Your objective function is $f:[0, \infty)^n \rightarrow\mathbb{R}$ rather than $f:\mathbb{R}^n\rightarrow\mathbb{R}$ and so the results on the Wikipedia link that you provide do not directly apply. A more general Lagrange multiplier statement for functions defined on arbitrary domains is this:
Assume:
$X\subseteq\mathbb{R}^n$ is an arbitrary set (possibly nonconvex).
$f:X\rightarrow \mathbb{R}$ and $g:X\rightarrow\mathbb{R}$ are arbitrary functions (possibly nonconvex and nondifferentiable).

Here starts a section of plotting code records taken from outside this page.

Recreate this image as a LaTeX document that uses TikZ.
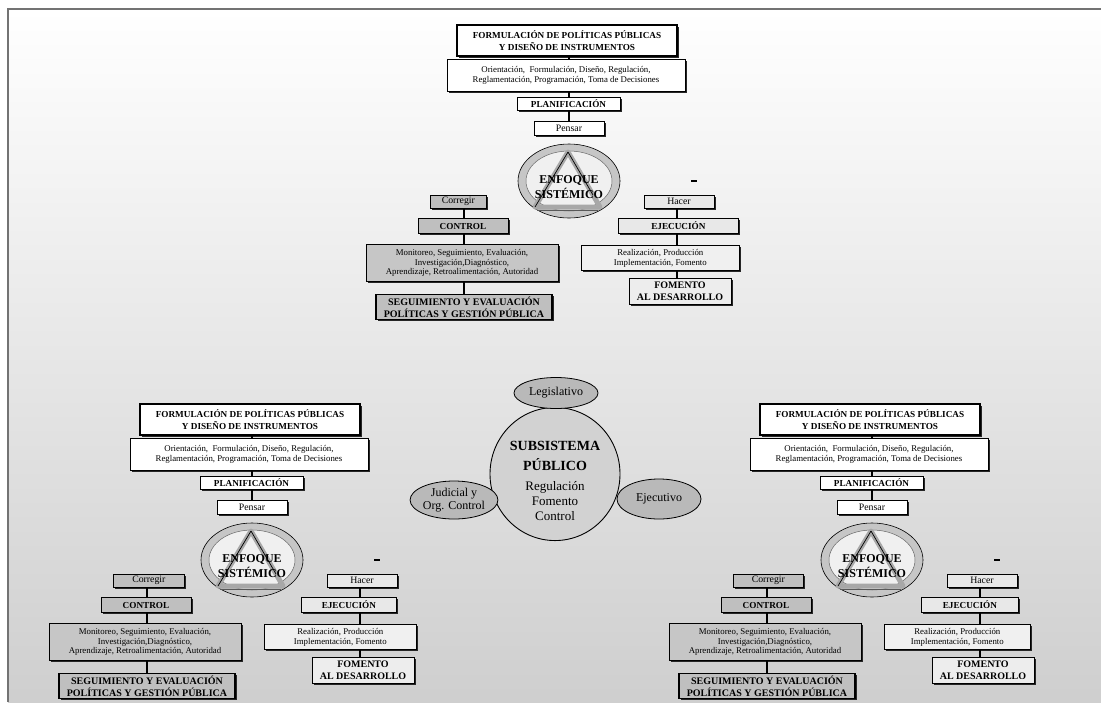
\documentclass[tikz,border=0pt]{standalone}
\usepackage{fontspec}
\setmainfont{Liberation Serif}
\usetikzlibrary{shadows,shapes.geometric,calc}

\tikzset{
  box/.style={draw, line width=0.7pt, align=center, inner sep=0.5pt,
    drop shadow={shadow xshift=1.6pt, shadow yshift=-1.6pt, opacity=1, fill=black!85}},
  headbox/.style={box, font=\fontsize{9.2}{11.5}\selectfont\bfseries},
  wordbox/.style={box, font=\fontsize{9.8}{11}\selectfont},
  listbox/.style={box, font=\fontsize{8.8}{9.8}\selectfont},
  link/.style={line width=2.4pt, line cap=butt},
  power/.style={draw, ellipse, line width=0.8pt, fill=gray!55, inner sep=0pt,
    font=\fontsize{12}{13}\selectfont, align=center},
}

\begin{document}
\begin{tikzpicture}[x=1pt, y=-1pt]
  \useasboundingbox (0,0) rectangle (1101,702);
  \shade[top color=white, bottom color=gray!38] (8,9) rectangle (1101,702);
  \draw[black!55, line width=2pt] (8,702) -- (8,9) -- (1101,9);

  % three copies of the planning cycle
  \foreach \m/\cx/\ty/\cw/\ew/\rw in {t/567/25/56/120/158, l/250/404/71/95/152, r/870/404/70/97/146}{
  \begin{scope}[shift={(\cx,\ty)}]
    \coordinate (\m-ccol) at (2,0);
    \coordinate (\m-lcol) at (-103,0);
    \coordinate (\m-rcol) at (110,0);

    \node[headbox, fill=white, line width=1.6pt, minimum width=220pt, minimum height=31pt] (\m-formul) at (0,15.5)
      {FORMULACIÓN DE POLÍTICAS PÚBLICAS\\Y DISEÑO DE INSTRUMENTOS};
    \node[listbox, fill=white, minimum width=238pt, minimum height=32pt] (\m-orient) at (-1,50)
      {Orientación,\ \ Formulación, Diseño, Regulación,\\Reglamentación, Programación,\ Toma de Decisiones};
    \node[headbox, fill=white, minimum width=103pt, minimum height=13pt] (\m-plan) at (1.5,79) {PLANIFICACIÓN};
    \node[wordbox, fill=white, minimum width=70pt, minimum height=14pt] (\m-pensar) at (2,103) {Pensar};

    % enfoque sistemico
    \draw[fill=gray!45, line width=0.6pt] (2,156) ellipse [x radius=51, y radius=37];
    \draw[fill=gray!12, draw=black!60, line width=0.5pt] (2,156) ellipse [x radius=43, y radius=30];
    \coordinate (\m-apex) at (1,127);
    \coordinate (\m-bl) at (-32,182);
    \coordinate (\m-br) at (33,182);
    \draw[gray!68, line width=5pt, line join=round] (\m-apex) -- (\m-br) -- (\m-bl) -- cycle;
    \draw[black!65, line width=0.6pt] ($(\m-bl)+(2,3.5)$) -- ($(\m-br)+(-2,3.5)$);
    \draw[line width=0.7pt] (\m-bl) -- (\m-apex);
    \draw[line width=0.7pt] (\m-apex) -- ($(\m-apex)!0.78!(\m-br)$);
    \node[font=\fontsize{12}{14.5}\selectfont\bfseries, align=center] (\m-enf) at (2,162) {ENFOQUE\\SISTÉMICO};
    \node[fill=black, inner sep=0pt, minimum width=6.5pt, minimum height=2pt] (\m-dash) at (127,156) {};

    \node[wordbox, fill=gray!50, anchor=west, minimum width=\cw pt, minimum height=13pt] (\m-corr) at (-137,176.5) {Corregir};
    \node[headbox, fill=gray!50, minimum width=90pt, minimum height=15pt] (\m-ctrl) at (-104,201) {CONTROL};
    \node[listbox, fill=gray!45, minimum width=192pt, minimum height=37pt] (\m-moni) at (-105,238)
      {Monitoreo, Seguimiento, Evaluación,\\Investigación,Diagnóstico,\\Aprendizaje, Retroalimentación, Autoridad};
    \node[headbox, fill=gray!50, line width=1.6pt, minimum width=176pt, minimum height=25pt,
      font=\fontsize{10}{12}\selectfont\bfseries] (\m-segu) at (-103,282)
      {SEGUIMIENTO Y EVALUACIÓN\\POLÍTICAS Y GESTIÓN PÚBLICA};

    \node[wordbox, fill=gray!18, minimum width=70pt, minimum height=13pt] (\m-hacer) at (112,176.5) {Hacer};
    \node[headbox, fill=gray!18, anchor=west, minimum width=\ew pt, minimum height=15pt] (\m-ejec) at (51,201) {EJECUCIÓN};
    \node[listbox, fill=gray!12, anchor=west, minimum width=\rw pt, minimum height=25pt] (\m-realiz) at (14,233)
      {Realización, Producción\\Implementación, Fomento};
    \node[headbox, fill=gray!14, minimum width=102pt, minimum height=26pt,
      font=\fontsize{10}{12}\selectfont\bfseries] (\m-fomento) at (113,266)
      {FOMENTO\\AL DESARROLLO};

    \draw[link] (\m-formul.south -| \m-ccol) -- (\m-orient.north -| \m-ccol);
    \draw[link] (\m-orient.south -| \m-ccol) -- (\m-plan.north -| \m-ccol);
    \draw[link] (\m-plan.south -| \m-ccol) -- (\m-pensar.north -| \m-ccol);
    \draw[link] (\m-corr.south -| \m-lcol) -- (\m-ctrl.north -| \m-lcol);
    \draw[link] (\m-ctrl.south -| \m-lcol) -- (\m-moni.north -| \m-lcol);
    \draw[link] (\m-moni.south -| \m-lcol) -- (\m-segu.north -| \m-lcol);
    \draw[link] (\m-hacer.south -| \m-rcol) -- (\m-ejec.north -| \m-rcol);
    \draw[link] (\m-ejec.south -| \m-rcol) -- (\m-realiz.north -| \m-rcol);
    \draw[link] (\m-realiz.south -| \m-rcol) -- (\m-fomento.north -| \m-rcol);
  \end{scope}
  }

  % public subsystem
  \node[draw, ellipse, line width=0.9pt, fill=gray!35, minimum width=130pt, minimum height=114pt,
    align=center, inner sep=0pt, font=\fontsize{14}{15}\selectfont\bfseries] (sub) at (555,474)
    {\rule{0pt}{24pt}SUBSISTEMA\\[5pt]PÚBLICO\\[5pt]
     \fontsize{13}{15}\selectfont\mdseries Regulación\\
     \fontsize{13}{15}\selectfont\mdseries Fomento\\
     \fontsize{13}{15}\selectfont\mdseries Control};
  \node[power, minimum width=84pt, minimum height=31pt] (legis) at (556,393) {Legislativo};
  \node[power, minimum width=86pt, minimum height=38pt] (judic) at (454,500) {Judicial y\\Org. Control};
  \node[power, minimum width=84pt, minimum height=40pt] (ejecu) at (659,499) {Ejecutivo};
\end{tikzpicture}
\end{document}
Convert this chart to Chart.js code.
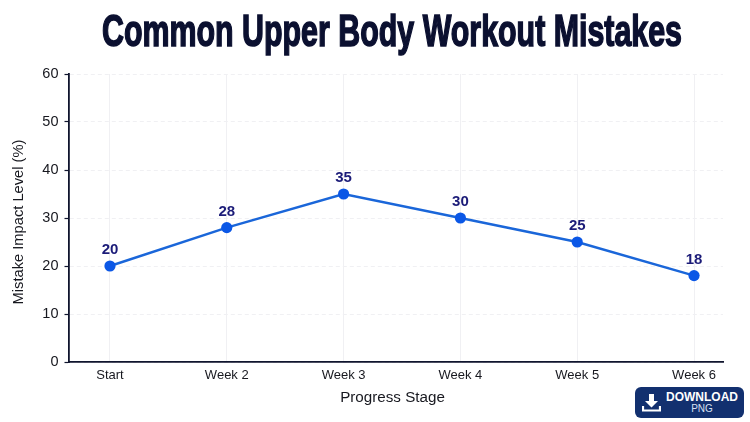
<!DOCTYPE html>
<html>
<head>
<meta charset="utf-8">
<script src="https://cdn.jsdelivr.net/npm/chart.js@4"></script>
<style>
  html, body { margin: 0; padding: 0; background: #fff; }
  #wrap { position: relative; width: 750px; height: 422px; overflow: hidden; }
  canvas { position: absolute; left: 0; top: 0; }
  #title {
    position: absolute; left: 91.5px; top: 0; width: 600px; text-align: center;
    font: 700 45px/62px "Liberation Sans", sans-serif; color: #0b1030;
    -webkit-text-stroke: 1.6px #0b1030; white-space: nowrap;
    display: flex; justify-content: center;
    transform: scaleX(0.675); transform-origin: 50% 0;
  }
  #download {
    position: absolute; left: 635px; top: 387px; width: 109px; height: 31px;
    background: #12306f; border-radius: 6px; color: #fff;
    font-family: "Liberation Sans", Arial, sans-serif; font-weight: 700;
  }
  #download svg { position: absolute; left: 7px; top: 6px; }
  #download .a { position: absolute; left: 30px; width: 74px; top: 3px; text-align: center; font-size: 12px; line-height: 14px; }
  #download .b { position: absolute; left: 30px; width: 74px; top: 16px; text-align: center; font-size: 10px; line-height: 12px; font-weight: 400; color: #d8e0f2; }
</style>
</head>
<body>
<div id="wrap">
  <canvas id="chart" width="750" height="422"></canvas>
  <div id="title">Common Upper Body Workout Mistakes</div>
  <div id="download">
    <svg width="19" height="19" viewBox="0 0 19 19">
      <path d="M7 1h5v7h4l-6.5 6.5L3 8h4z" fill="#fff"/>
      <path d="M1 13v4.5h17V13" fill="none" stroke="#fff" stroke-width="2.2"/>
    </svg>
    <div class="a">DOWNLOAD</div>
    <div class="b">PNG</div>
  </div>
</div>
<script>
const categories = ["Start", "Week 2", "Week 3", "Week 4", "Week 5", "Week 6"];
const impactLevels = [20, 28, 35, 30, 25, 18];
const yTicks = [0, 10, 20, 30, 40, 50, 60];

const axisColor = "#10152e";
const textColor = "#17181f";
const gridColor = "#f0f0f3";
const gridDash = [4, 3];
const fontFamily = '"Liberation Sans", Arial, sans-serif';

// Writes each value above its point, then both axis titles.
const chartText = {
  id: "chartText",
  afterDatasetsDraw(chart) {
    const { ctx, scales } = chart;
    ctx.save();
    ctx.font = "700 15px " + fontFamily;
    ctx.fillStyle = "#1b1b78";
    ctx.textAlign = "center";
    ctx.textBaseline = "middle";
    impactLevels.forEach((v, i) => {
      ctx.fillText(String(v), scales.x.getPixelForValue(i), scales.y.getPixelForValue(v) - 16);
    });
    ctx.fillStyle = textColor;
    ctx.font = "15.2px " + fontFamily;
    ctx.fillText("Progress Stage", 392.5, 397.5);
    ctx.translate(19, 222);
    ctx.rotate(-Math.PI / 2);
    ctx.font = "14.7px " + fontFamily;
    ctx.fillText("Mistake Impact Level (%)", 0, 0);
    ctx.restore();
  }
};

new Chart(document.getElementById("chart"), {
  type: "line",
  data: {
    datasets: [{
      data: impactLevels.map((v, i) => ({ x: i, y: v })),
      borderColor: "#1a66d9",
      backgroundColor: "#0b57e6",
      borderWidth: 2.4,
      pointRadius: 5.6,
      pointBackgroundColor: "#0b57e6",
      pointBorderWidth: 0,
      tension: 0,
      clip: false
    }]
  },
  plugins: [chartText],
  options: {
    responsive: false,
    animation: false,
    layout: { padding: { left: 0, right: 27, top: 74, bottom: 0 } },
    plugins: { legend: { display: false }, title: { display: false }, tooltip: { enabled: false } },
    scales: {
      x: {
        type: "linear",
        min: -0.355,
        max: 5.248,
        afterBuildTicks(scale) {
          scale.ticks = categories.map((_, i) => ({ value: i }));
        },
        afterFit(scale) { scale.height = 60; },
        border: { color: axisColor, width: 1.8 },
        grid: { color: gridColor, lineWidth: 1, drawTicks: false },
        ticks: {
          autoSkip: false, maxRotation: 0, padding: 6,
          color: textColor,
          font: { family: fontFamily, size: 13 },
          callback: (v) => categories[v]
        }
      },
      y: {
        min: 0,
        max: 60,
        afterBuildTicks(scale) {
          scale.ticks = yTicks.map((value) => ({ value }));
        },
        afterFit(scale) { scale.width = 68.5; },
        border: { color: axisColor, width: 1.8, dash: gridDash },
        grid: {
          color: gridColor, lineWidth: 1, tickLength: 4, tickColor: axisColor, tickWidth: 1.2
        },
        ticks: {
          padding: 6, color: textColor,
          font: { family: fontFamily, size: 14.5 }
        }
      }
    }
  }
});
</script>
</body>
</html>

Theorem: Fix $\lambda \in \mathbb{R}$. If $x^* \in X$ solves the following problem: \begin{align} \mbox{Minimize:} & \quad f(x) + \lambda g(x) \\ \mbox{Subject to:} & \quad x \in X \end{align} Then $x^*$ also solves this problem: \begin{align} \mbox{Minimize:} & \quad f(x) \\ \mbox{Subject to:} & \quad g(x) = g(x^*)\\ & \quad x \in X \end{align}
This statement is Theorem II.3 (on page 13) in these notes and the proof is easy:
http://ee.usc.edu/stochastic-nets/docs/network-optimization-notes.pdf
So for your problem define $X = \{(x_1, ..., x_n) : x_i\geq 0\quad \forall i \in \{1, ..., n\}\}$ and $f:X\rightarrow\mathbb{R}$ and $g:X\rightarrow\mathbb{R}$ as you already do. For your problem, given any $\lambda \in \mathbb{R}$, it is easy to minimize $f(x) + \lambda g(x)$ subject to $x \in X$. The problem separates over each of the $n$ variables. You can get an analytical solution $x^*_{\lambda}$ (in terms of $\lambda$) that you can adjust to ensure $g(x^*_{\lambda})$ matches the desired constraint.